|Jan Coen, Courtesy of Richard G|
These heads are fearful to behold. They're wide as a barrel and made of stone, only the eyes betray a flicker of life. They drift silent on the air like monstrous pollen beads, their face-sides hidden so as not to be readily observed. (Their stone faces like their flesh faces are swollen and bristled like a boar's.) Sometimes they'll float by a cliff face, or hang behind a waterfall or about the roofbeams of a temple or trader-house like evil statuary. Then, when the time is right, when some unsuspecting prey passes beneath them, they drop like thunderbolts and strike men dead with their great weight. Then they ponderously rise up into the air again.
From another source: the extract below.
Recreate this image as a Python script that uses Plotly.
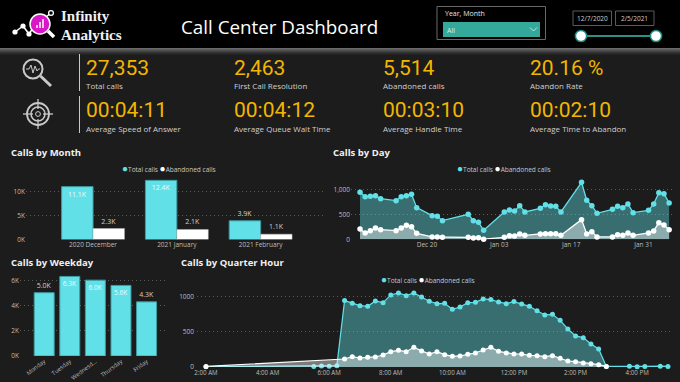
import plotly.graph_objects as go

W, H = 680, 382
FONT = "Open Sans"
CYAN = "#62E0E8"
WHITE = "#FFFFFF"
BG = "#1C1C1C"
YEL = "#F2B600"
TICK = "#BDBDBD"
GRID = "#5A5A5A"

# ---- data ----
kpi_values = ["27,353", "2,463", "5,514", "20.16 %", "00:04:11", "00:04:12", "00:03:10", "00:02:10"]
kpi_labels = ["Total calls", "First Call Resolution", "Abandoned calls", "Abandon Rate",
              "Average Speed of Answer", "Average Queue Wait Time", "Average Handle Time", "Average Time to Abandon"]

months = ["2020 December", "2021 January", "2021 February"]
month_total = [11060, 12380, 3913]
month_aband = [2300, 2100, 1114]
month_total_lbl = ["11.1K", "12.4K", "3.9K"]
month_aband_lbl = ["2.3K", "2.1K", "1.1K"]

weekdays = ["Monday", "Tuesday", "Wednesd...", "Thursday", "Friday"]
weekday_total = [5040, 6340, 6040, 5620, 4310]
weekday_lbl = ["5.0K", "6.3K", "6.0K", "5.6K", "4.3K"]

days = ["2020-12-07", "2020-12-08", "2020-12-09", "2020-12-10", "2020-12-11",
        "2020-12-14", "2020-12-15", "2020-12-16", "2020-12-17", "2020-12-18",
        "2020-12-21", "2020-12-22", "2020-12-23",
        "2020-12-28", "2020-12-29", "2020-12-30", "2020-12-31",
        "2021-01-04", "2021-01-05", "2021-01-06", "2021-01-07", "2021-01-08",
        "2021-01-11", "2021-01-12", "2021-01-13", "2021-01-14", "2021-01-15",
        "2021-01-19", "2021-01-20", "2021-01-21", "2021-01-22",
        "2021-01-25", "2021-01-26", "2021-01-27", "2021-01-28", "2021-01-29",
        "2021-02-01", "2021-02-02", "2021-02-03", "2021-02-04", "2021-02-05"]
day_total = [940, 853, 860, 873, 813, 773, 853, 873, 900, 633, 473, 460, 373,
             500, 373, 340, 180, 547, 587, 567, 673, 547, 620, 693, 667, 660, 547,
             1140, 780, 673, 520, 600, 660, 633, 707, 533, 580, 707, 933, 913, 727]
day_aband = [207, 127, 173, 227, 193, 173, 227, 280, 253, 120, 47, 47, 40,
             40, 27, 33, 3, 40, 73, 67, 107, 80, 107, 113, 113, 113, 80,
             393, 107, 153, 47, 47, 93, 80, 127, 80, 127, 167, 333, 287, 193]
day_ticks = ["2020-12-20", "2021-01-03", "2021-01-17", "2021-01-31"]
day_ticktext = ["Dec 20", "Jan 03", "Jan 17", "Jan 31"]

q_total_t = ["02:00", "05:30", "05:45", "06:00", "06:15", "06:30", "06:45", "07:00", "07:15", "07:30", "07:45",
             "08:00", "08:15", "08:30", "08:45", "09:00", "09:15", "09:30", "09:45", "10:00", "10:15", "10:30",
             "10:45", "11:00", "11:15", "11:30", "11:45", "12:00", "12:15", "12:30", "12:45", "13:00", "13:15",
             "13:30", "13:45", "14:00", "14:15", "14:30", "14:45", "15:00", "15:45", "16:00", "16:15", "16:45", "17:00"]
q_total = [2, 8, 14, 12, 19, 939, 901, 868, 858, 934, 910,
           1019, 1047, 1009, 1047, 991, 930, 896, 901, 816, 849, 910,
           915, 962, 953, 920, 896, 925, 892, 858, 797, 736, 745,
           660, 538, 439, 415, 325, 255, 8, 10, 5, 8, 12, 8]
q_aband_t = ["02:00", "06:30", "06:45", "07:00", "07:15", "07:30", "07:45",
             "08:00", "08:15", "08:30", "08:45", "09:00", "09:15", "09:30", "09:45", "10:00", "10:15", "10:30",
             "10:45", "11:00", "11:15", "11:30", "11:45", "12:00", "12:15", "12:30", "12:45", "13:00", "13:15",
             "13:30", "13:45", "14:00", "14:15", "14:30", "14:45", "15:00"]
q_aband = [8, 113, 146, 127, 137, 142, 170,
           217, 236, 217, 278, 226, 184, 217, 175, 151, 156, 179,
           198, 241, 278, 222, 198, 184, 184, 165, 160, 146, 160,
           123, 85, 75, 57, 47, 33, 8]
q_ticks = ["02:00", "04:00", "06:00", "08:00", "10:00", "12:00", "14:00", "16:00"]
q_ticktext = ["2:00 AM", "4:00 AM", "6:00 AM", "8:00 AM", "10:00 AM", "12:00 PM", "2:00 PM", "4:00 PM"]
DAY0 = "2021-01-01 "


def X(p): return p / W
def Y(p): return 1 - p / H
def dx(a, b): return [a / W, b / W]
def dy(top, bottom): return [1 - bottom / H, 1 - top / H]


shapes, annos = [], []


def rect(x0, y0, x1, y1, fill=None, line=None, lw=1, layer="below"):
    shapes.append(dict(type="rect", xref="paper", yref="paper", x0=X(x0), x1=X(x1), y0=Y(y0), y1=Y(y1),
                       fillcolor=fill, line=dict(color=line, width=lw if line else 0), layer=layer))


def seg(x0, y0, x1, y1, color, lw=1, layer="above"):
    shapes.append(dict(type="line", xref="paper", yref="paper", x0=X(x0), x1=X(x1), y0=Y(y0), y1=Y(y1),
                       line=dict(color=color, width=lw), layer=layer))


def circ(cx, cy, r, fill=None, line=None, lw=1, layer="above"):
    shapes.append(dict(type="circle", xref="paper", yref="paper", x0=X(cx - r), x1=X(cx + r), y0=Y(cy + r), y1=Y(cy - r),
                       fillcolor=fill, line=dict(color=line, width=lw if line else 0), layer=layer))


def text(x, y, s, size, color, family=FONT, anchor="left", bold=False):
    annos.append(dict(xref="paper", yref="paper", x=X(x), y=Y(y), text=f"<b>{s}</b>" if bold else s,
                      showarrow=False, xanchor=anchor, yanchor="middle",
                      font=dict(size=size, color=color, family=family), borderpad=0, borderwidth=0))


# page chrome
rect(0, 0, W, H, fill=BG)
rect(0, 0, W, 48, fill="#000000")
for i, c in enumerate(["#6A6A6A", "#5C5C5C", "#4E4E4E", "#404040", "#343434", "#2A2A2A", "#232323"]):
    rect(0, 48 + i, W, 49 + i, fill=c)

# logo
seg(15, 32, 23, 26, WHITE, 1.5); seg(23, 26, 29, 34, WHITE, 1.5); seg(29, 34, 33, 28, WHITE, 1.5)
seg(46, 17, 51, 13, WHITE, 1.5)
for cx, cy in [(15, 32), (23, 26), (29, 34)]:
    circ(cx, cy, 2.6, fill=WHITE)
circ(51, 13, 2.4, fill="#000000", line=WHITE, lw=1.3)
seg(48, 31, 54, 37, WHITE, 3.5)
circ(40, 24, 10, fill="#D916C8", line=WHITE, lw=1.5)
rect(36, 25, 38, 28, fill="#F4C7E8", layer="above")
rect(39, 22, 41, 28, fill="#F4C7E8", layer="above")
rect(42, 19, 44, 28, fill="#F4C7E8", layer="above")
text(61, 16, "Infinity", 15, "#F0F0F0", family="Liberation Serif", bold=True)
text(61, 34, "Analytics", 15.2, "#F0F0F0", family="Liberation Serif", bold=True)
text(181, 27, "Call Center Dashboard", 18.8, "#FFFFFF")

# slicer
rect(437, 6.5, 545.5, 39.5, line="#6A6A6A", lw=1)
text(445, 14, "Year, Month", 7, "#E6E6E6", bold=False)
rect(443, 22, 540, 37, fill="#33A89B")
text(447, 30.5, "All", 7, "#D8EEEB")
seg(530, 27.5, 533.5, 31, "#E6F5F3", 0.8); seg(533.5, 31, 537, 27.5, "#E6F5F3", 0.8)
rect(573, 11, 611.5, 25.5, line="#5A5A5A", lw=1)
rect(615.5, 11, 654, 25.5, line="#5A5A5A", lw=1)
text(592.5, 18.5, "12/7/2020", 6.5, "#CFCFCF", anchor="center")
text(634.5, 18.5, "2/5/2021", 6.5, "#CFCFCF", anchor="center")
seg(581, 36, 656, 36, "#2E8F86", 2)
circ(581, 36, 5.6, fill="#FFFFFF", line="#1E8C82", lw=1.5)
circ(656, 36, 5.6, fill="#FFFFFF", line="#1E8C82", lw=1.5)

# KPI icons
IC = "#C9C9C9"
seg(79.5, 54, 79.5, 91, "#C8C8C8", 1)
seg(79.5, 96, 79.5, 133, "#C8C8C8", 1)
circ(33, 69, 9.5, line=IC, lw=2)
seg(40.5, 76, 51, 86, IC, 3)
shapes.append(dict(type="path", xref="paper", yref="paper", layer="above", line=dict(color=IC, width=1),
                   path="M " + " L ".join(f"{X(a):.5f},{Y(b):.5f}" for a, b in
                                          [(26, 69), (29, 69), (31, 65), (33, 73), (35, 66), (37, 71), (38.5, 69), (40, 69)])))
circ(38, 114, 11, line=IC, lw=1.8)
circ(38, 114, 7, line=IC, lw=1.5)
circ(38, 114, 2.4, line=IC, lw=1)
seg(38, 99, 38, 109, IC, 1.3); seg(38, 119, 38, 129, IC, 1.3)
seg(23, 114, 33, 114, IC, 1.3); seg(43, 114, 53, 114, IC, 1.3)

# KPI text
kx = [86, 234, 382.5, 529.5]
for i, (v, l) in enumerate(zip(kpi_values, kpi_labels)):
    r, c = i // 4, i % 4
    text(kx[c], 67.5 + 42.5 * r, v, 21, YEL, family="Roboto")
    text(kx[c], 86 + 42.3 * r, l, 8, "#D0D0D0")

# section titles
text(11, 152, "Calls by Month", 9.5, "#F0F0F0", bold=True)
text(333, 152, "Calls by Day", 9.5, "#F0F0F0", bold=True)
text(11, 262, "Calls by Weekday", 9.5, "#F0F0F0", bold=True)
text(181, 262, "Calls by Quarter Hour", 9.5, "#F0F0F0", bold=True)

# legends
def legend(x, y):
    annos.append(dict(xref="paper", yref="paper", x=X(x), y=Y(y), showarrow=False, xanchor="center", yanchor="middle",
                      text=f"<span style='color:{CYAN};font-size:10px'>●</span>Total calls <span style='color:#fff;font-size:10px'>●</span>Abandoned calls",
                      font=dict(size=6.5, color="#C8C8C8", family=FONT)))


legend(169, 168)
legend(504, 168)
legend(428, 278.5)

LBL = 7
fig = go.Figure()
# month
fig.add_bar(x=months, y=month_total, text=month_total_lbl, name="Total calls", xaxis="x", yaxis="y",
            marker=dict(color=CYAN, line=dict(color="#3E9CA2", width=1)),
            textposition=["inside", "inside", "outside"], insidetextanchor="end", cliponaxis=False,
            textfont=dict(size=LBL, family=FONT, color=["#EAFBFC", "#EAFBFC", "#D0D0D0"]), textangle=0)
fig.add_bar(x=months, y=month_aband, text=month_aband_lbl, name="Abandoned calls", xaxis="x", yaxis="y",
            marker=dict(color=WHITE, line=dict(color="#B8B8B8", width=0.5)),
            textposition="outside", cliponaxis=False,
            textfont=dict(size=LBL, family=FONT, color="#D0D0D0"), textangle=0)
# weekday
fig.add_bar(x=weekdays, y=weekday_total, text=weekday_lbl, name="Total calls", xaxis="x2", yaxis="y2", width=0.78,
            marker=dict(color=CYAN, line=dict(color="#3E9CA2", width=1)),
            textposition=["outside", "inside", "inside", "inside", "outside"], insidetextanchor="end", cliponaxis=False,
            textfont=dict(size=LBL, family=FONT, color=["#D0D0D0", "#EAFBFC", "#EAFBFC", "#EAFBFC", "#D0D0D0"]), textangle=0)
# day
FILL_T = "rgba(98,224,232,0.42)"
FILL_A = "rgba(255,255,255,0.42)"
fig.add_scatter(x=days, y=day_total, mode="lines+markers", fill="tozeroy", fillcolor=FILL_T, name="Total calls",
                xaxis="x3", yaxis="y3", cliponaxis=False,
                line=dict(color=CYAN, width=1.3), marker=dict(color=CYAN, size=5.5))
fig.add_scatter(x=days, y=day_aband, mode="lines+markers", fill="tozeroy", fillcolor=FILL_A, name="Abandoned calls",
                xaxis="x3", yaxis="y3", cliponaxis=False,
                line=dict(color=WHITE, width=1.3), marker=dict(color=WHITE, size=5.5))
# quarter hour
fig.add_scatter(x=[DAY0 + t for t in q_total_t], y=q_total, mode="lines+markers", fill="tozeroy", fillcolor=FILL_T,
                name="Total calls", xaxis="x4", yaxis="y4", cliponaxis=False,
                line=dict(color=CYAN, width=1.2), marker=dict(color=CYAN, size=5))
fig.add_scatter(x=[DAY0 + t for t in q_aband_t], y=q_aband, mode="lines+markers", fill="tozeroy", fillcolor=FILL_A,
                name="Abandoned calls", xaxis="x4", yaxis="y4", cliponaxis=False,
                line=dict(color=WHITE, width=1.2), marker=dict(color=WHITE, size=5))

tick = dict(size=6.5, color=TICK, family=FONT)
yax = dict(showgrid=True, griddash="1px,3px", gridcolor=GRID, gridwidth=1, zeroline=False, showline=False,
           ticks="", tickfont=tick, fixedrange=True, automargin=False)
xax = dict(showgrid=False, zeroline=False, showline=False, ticks="", tickfont=tick, fixedrange=True, automargin=False)

fig.update_layout(
    width=W, height=H, margin=dict(l=0, r=0, t=0, b=0, pad=0), autosize=False,
    paper_bgcolor=BG, plot_bgcolor="rgba(0,0,0,0)", showlegend=False, barmode="group", bargap=0.25, bargroupgap=0,
    font=dict(family=FONT), shapes=shapes, annotations=annos,
    xaxis=dict(xax, domain=dx(26, 326), range=[-0.8, 2.78], anchor="y", type="category"),
    yaxis=dict(yax, domain=dy(178, 239.5), range=[0, 12870], anchor="x", tickvals=[0, 5000, 10000],
               ticktext=["0K", "5K", "10K"]),
    xaxis2=dict(xax, domain=dx(20, 165), range=[-0.945, 4.72], anchor="y2", type="category", tickangle=-37,
                tickfont=dict(tick, size=5.8)),
    yaxis2=dict(yax, domain=dy(275.5, 356), range=[0, 6410], anchor="x2", tickvals=[0, 2000, 4000, 6000],
                ticktext=["0K", "2K", "4K", "6K"]),
    xaxis3=dict(xax, domain=dx(351, 673), range=["2020-12-05 06:00", "2021-02-05 18:00"], anchor="y3", type="date",
                tickvals=day_ticks, ticktext=day_ticktext),
    yaxis3=dict(yax, domain=dy(180, 239.3), range=[0, 1186], anchor="x3", tickvals=[0, 500, 1000],
                ticktext=["0", "500", "1,000"]),
    xaxis4=dict(xax, domain=dx(197, 670), range=[DAY0 + "01:42:30", DAY0 + "17:04"], anchor="y4", type="date",
                tickvals=[DAY0 + t for t in q_ticks], ticktext=q_ticktext, ticklabelstandoff=1,
                tickfont=dict(tick, size=6.2)),
    yaxis4=dict(yax, domain=dy(290, 367), range=[0, 1089], anchor="x4", tickvals=[0, 500, 1000],
                ticktext=["0", "500", "1000"], ticklabelstandoff=2),
)

fig.write_html("out.html", config=dict(displayModeBar=False),
               post_script="document.body.style.margin='0';document.body.style.overflow='hidden';")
If you see a floating stone, beware. Don't let it get above you, don't let it overhear you, and don't sleep within proximity of it. Like as not, it is a Dutchman.
ADDENDUM: ON THE COIN
From this observation about sorcerer heads we may surmise that a similar principle governs the manufacture of the strangers' coinage. Why would a monarch affix his head to a small metal disc? To spy on his subjects, naturally! And when the disk in question is a precious metal, endowed with that metal's charms, its medicinal properties, etc. the disk may on these accounts readily find its way into the hands of the innocent. (We must grudgingly acknowledge the awful cleverness of these tactics.)
Thus one cannot be too careful around coins – and indeed a little coin may be hiding anywhere. Fortunately coins possess no great strength when isolated, and with a sharp knife, with a milling stone, or with the aid of a firing kiln, any monarch may from a coin be excised. This noble act not only renders the metal fit for appropriate use, but also, we can hope, may do some small harm to the royal person of the sorcerer in question.